I find it hard to remember much of what happened during the Brit Awards last night, such was the cloud of monotony that settled on my brain immediately after Arctic Monkeys’ lacklustre opening performance, and refused to budge for the remainder of the evening.

In fact, it gathered and grew and became so large that I sat staring into space for a good 20 minutes after it was all over. I was genuinely questioning where my career was heading if watching two meaningless hours of shameless self-promotion is considered ‘part of the job’. And that was down to a number of reasons.

Firstly, it was presented by James Corden - a man so bafflingly unfunny, he makes a gay night with Vladimir Putin seem like a hilarious alternative. Watching him bound around like an oversized Andrex puppy, sycophantically screeching “One word: Wow!” after every predictable performance, and attempting to shove his tongue down as many famous throats as possible, was irritating to the extreme.

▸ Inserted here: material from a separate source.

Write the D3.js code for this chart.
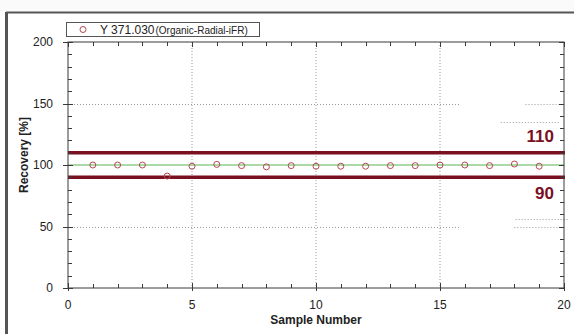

Secondly, there were the ‘Priceless’ MasterCard jokes. As if, in some freak memory-wiping incident (entirely possible after that Artic Monkeys’ opening performance), everyone had forgotten that a) they worked in pop music and b) it was an awards show. Shock of all shocks, there might be a few commercial sponsors involved. And slamming corporate companies in a weird pseudo-punk attempt at anti-capitalism by saying their biggest advertising slogan live on air is about as stupid as you can get.

Thirdly, the winners. When will it become less obvious that awards are dished out in a vain attempt to get famous people to show up? Nice try with Bowie. Have Noel Gallagher, Kate Moss and an inflammatory reference to the debate on Scottish Independence instead.

Fourthly, that Beyoncé show. Dress was nice, love, but seriously? Why do the Grammys get a thong-flashing extravangza featuring Jay Z and we get five minutes of warbling tedium and a few random columns of light?

And then there was the Arctic Monkeys Album of the Year speech. We get the message. You’ve sold loads of records, people still like guitars, and you’re the living, breathing example of a band surviving against the odds in a Cowell-controlled music industry down-turn. But was the most rock ‘n’ roll thing you could think of doing, Mr Turner, really dropping a microphone on the floor? And do you also realise that YOU’RE AT THE BRITS? Surely the least rock ‘n’ roll place to be in the history of rock ‘n’ roll?

I’ll conclude this rant by adding that the most exciting – and indeed most tweeted about – event of the evening was that fact that someone really awesome didn’t actually play. Many endured the entire two-hour length of the show only to be bitterly disappointed by a lack of live Prince action after he gave the British Female Solo Artist award to Ellie Goulding at the start… And then disappeared. One can only suspect that he, too, had failed to recover from what was surely the most turgid and uneventful Brit Awards in the show’s 37-year history.